I'm confused about the efficacy of Henk's WS+DEM design: why not DEM in and of itself?

The integrated DEM clock oscillator is a free running oscillator with a frequency between 100 and 300 KHz. This creates a second clock source (together with the bit clock) so inter-modulation occurs. This inter-modulation varies as the DEM oscillator drifts / jitters.

When the TDA1541A receives data, the DEM oscillator frequency will vary with the data pattern (very high jitter), due to on-chip crosstalk.

The DEM clock drives an on-chip shift register that controls the active current dividers that are part of the Dynamic Element Matching circuit. If the DEM clock frequency varies dynamically, bit errors will increase due to incorrect time averaging.

DEM clock issues are best tested with -40 ... -70dB recordings (Sheffield A2TB test disk).

I attached some oscillograms that illustrate this problem. Upper picture shows how the DEM oscillator jitter (frequency modulation) when using the data sheet application. The picture on the bottom shows an externally triggered DEM clock.

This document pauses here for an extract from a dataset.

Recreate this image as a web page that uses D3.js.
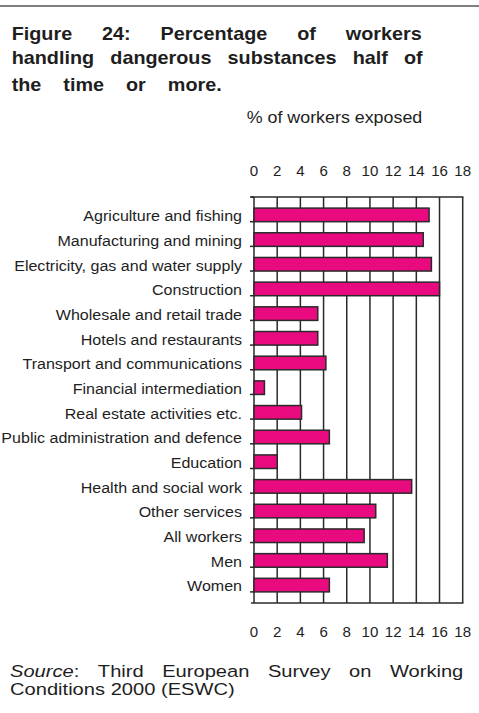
<!DOCTYPE html>
<html>
<head>
<meta charset="utf-8">
<script src="https://cdn.jsdelivr.net/npm/d3@7"></script>
<style>
  body { margin: 0; background: #fff; }
  svg { display: block; font-family: "Liberation Sans", Arial, sans-serif; }
  text { fill: #1e1e1e; }
</style>
</head>
<body>
<div id="chart"></div>
<script>
// chart data
const categories = [
    "Agriculture and fishing",
    "Manufacturing and mining",
    "Electricity, gas and water supply",
    "Construction",
    "Wholesale and retail trade",
    "Hotels and restaurants",
    "Transport and communications",
    "Financial intermediation",
    "Real estate activities etc.",
    "Public administration and defence",
    "Education",
    "Health and social work",
    "Other services",
    "All workers",
    "Men",
    "Women"
];
const values = [15.1, 14.6, 15.3, 16.0, 5.5, 5.5, 6.2, 0.9, 4.1, 6.5, 2.0, 13.6, 10.5, 9.5, 11.5, 6.5];
const tickValues = [0, 2, 4, 6, 8, 10, 12, 14, 16, 18];

const titleLines = [
    ["Figure", "24:", "Percentage", "of", "workers"],
    ["handling", "dangerous", "substances", "half", "of"],
    ["the", "time", "or", "more."]
];
const axisTitle = "% of workers exposed";
const sourceLine1 = ["Third", "European", "Survey", "on", "Working"];
const sourceLine2 = "Conditions 2000 (ESWC)";

const width = 479, height = 713;

const svg = d3.select("#chart")
    .append("svg")
    .attr("width", width)
    .attr("height", height);

// horizontally stretched text, the scan is a bit wider than it is tall
const addText = (x, y, str, size, opts = {}) => {
    const sx = opts.sx || 1;
    return svg.append("text")
        .attr("transform", `translate(${x},${y}) scale(${sx},1)`)
        .attr("text-anchor", opts.anchor || "start")
        .style("font-size", size + "px")
        .style("font-weight", opts.weight || "normal")
        .text(str);
};

// spread words evenly between x0 and x1
const justify = (words, x0, x1, y, size, opts = {}) => {
    const sx = opts.sx || 1;
    const nodes = words.map(w => addText(0, y, w, size, opts));
    const widths = nodes.map(n => n.node().getComputedTextLength() * sx);
    const gap = (x1 - x0 - d3.sum(widths)) / (words.length - 1);
    let x = x0;
    nodes.forEach((n, i) => {
        n.attr("transform", `translate(${x},${y}) scale(${sx},1)`);
        x += widths[i] + gap;
    });
};

// rule at the top of the page
svg.append("line")
    .attr("x1", 0).attr("x2", width)
    .attr("y1", 6).attr("y2", 6)
    .attr("stroke", "#555")
    .attr("stroke-width", 1.5);

// title
justify(titleLines[0], 11.7, 421.7, 39.5, 18, { weight: "bold", sx: 1.1 });
justify(titleLines[1], 11.7, 422.7, 63.5, 18, { weight: "bold", sx: 1.1 });
justify(titleLines[2], 11.7, 221.7, 90.7, 18, { weight: "bold", sx: 1.1 });

addText(246.7, 122.7, axisTitle, 17, { sx: 1.05 });

// scales
const margin = { top: 197, left: 254, right: 16.3, bottom: 110 };
const xScale = d3.scaleLinear()
    .domain([0, 18])
    .range([margin.left, width - margin.right]);

const yScale = d3.scaleBand()
    .domain(categories)
    .range([margin.top, height - margin.bottom])
    .padding(0.45);

const plotTop = margin.top, plotBottom = height - margin.bottom;
const lineColor = "#2a2a2a";

// vertical grid lines
svg.append("g")
    .selectAll("line")
    .data(tickValues)
    .join("line")
    .attr("x1", d => xScale(d)).attr("x2", d => xScale(d))
    .attr("y1", plotTop).attr("y2", plotBottom)
    .attr("stroke", lineColor)
    .attr("stroke-width", 1.5);

// top border and bottom axis line
[plotTop, plotBottom].forEach(y => {
    svg.append("line")
        .attr("x1", xScale(0) - 3).attr("x2", xScale(18) + 0.75)
        .attr("y1", y).attr("y2", y)
        .attr("stroke", lineColor)
        .attr("stroke-width", 1.5);
});

// small ticks on the left axis between categories
const step = yScale.step();
svg.append("g")
    .selectAll("line")
    .data(d3.range(categories.length + 1))
    .join("line")
    .attr("x1", xScale(0) - 4).attr("x2", xScale(0))
    .attr("y1", i => plotTop + i * step).attr("y2", i => plotTop + i * step)
    .attr("stroke", lineColor)
    .attr("stroke-width", 1.5);

// bars
svg.append("g")
    .selectAll("rect")
    .data(values)
    .join("rect")
    .attr("x", xScale(0))
    .attr("y", (d, i) => yScale(categories[i]))
    .attr("width", d => xScale(d) - xScale(0))
    .attr("height", yScale.bandwidth())
    .attr("fill", "#ea0a80")
    .attr("stroke", lineColor)
    .attr("stroke-width", 1.5);

// category labels
categories.forEach(c => {
    addText(242, yScale(c) + yScale.bandwidth() / 2 + 6.3, c, 15, { anchor: "end", sx: 1.07 });
});

// tick labels, top and bottom
tickValues.forEach(t => {
    addText(xScale(t), 176, t, 14.5, { anchor: "middle", sx: 1.04 });
    addText(xScale(t), 636.7, t, 14.5, { anchor: "middle", sx: 1.04 });
});

// source note, first line justified
const srcSize = 16.5, srcSx = 1.22;
const src = svg.append("text")
    .style("font-size", srcSize + "px");
src.append("tspan").style("font-style", "italic").text("Source");
src.append("tspan").text(":");
const srcW = src.node().getComputedTextLength() * srcSx;
const restNodes = sourceLine1.map(w => addText(0, 677, w, srcSize, { sx: srcSx }));
const restW = restNodes.map(n => n.node().getComputedTextLength() * srcSx);
const srcGap = (463.3 - 10 - srcW - d3.sum(restW)) / sourceLine1.length;
src.attr("transform", `translate(10,677) scale(${srcSx},1)`);
let sxPos = 10 + srcW + srcGap;
restNodes.forEach((n, i) => {
    n.attr("transform", `translate(${sxPos},677) scale(${srcSx},1)`);
    sxPos += restW[i] + srcGap;
});
addText(10, 695, sourceLine2, srcSize, { sx: srcSx });
</script>
</body>
</html>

One solution for this problem is preventing the DEM oscillator from oscillating:

pin 16 > 2K2 resistor > -15V
pin 17 > 2K2 resistor > -15V

Then injecting a DEM clock that runs fully synchronous with the bit clock (176.4 KHz, 352.8 KHz, 705.6 KHz, 1.4112 MHz or 2.8224 MHz.).

This is done by creating both a non-inverted and an inverted low jitter clock 352.8 KHz for example). Then injecting these two signals as follows:

non-inverting clock > 10K Ohm > pin 16
inverting clock > 10K Ohm > pin 17

DEM clock frequency also depends on active divider decoupling cap properties and placement. It's best to use smallest possible (SMD) film caps, and use shortest possible connections (every mm counts here). It's also possible to solder the active divider decoupling caps directly to the TDA1541A pins, and route the capacitor GND connections straight to pin 5 (analogue ground).

External DEM clock frequencies of up to 2.8224 MHz are possible when active divider decoupling is done correctly.

Now the DEM oscillator circuit is forced to run in sync with the external DEM clock, this eliminates inter-modulation, greatly reduces DEM clock jitter, and improves time averaging, resulting in lower bit errors.


The I2S signals are THE major source for on-chip interference (noise / inter-modulation with the audio signal).

Therefore it's absolutely necessary to attenuate the RF power levels of these signals to lowest possible values while maintaining reliable DAC chip operation.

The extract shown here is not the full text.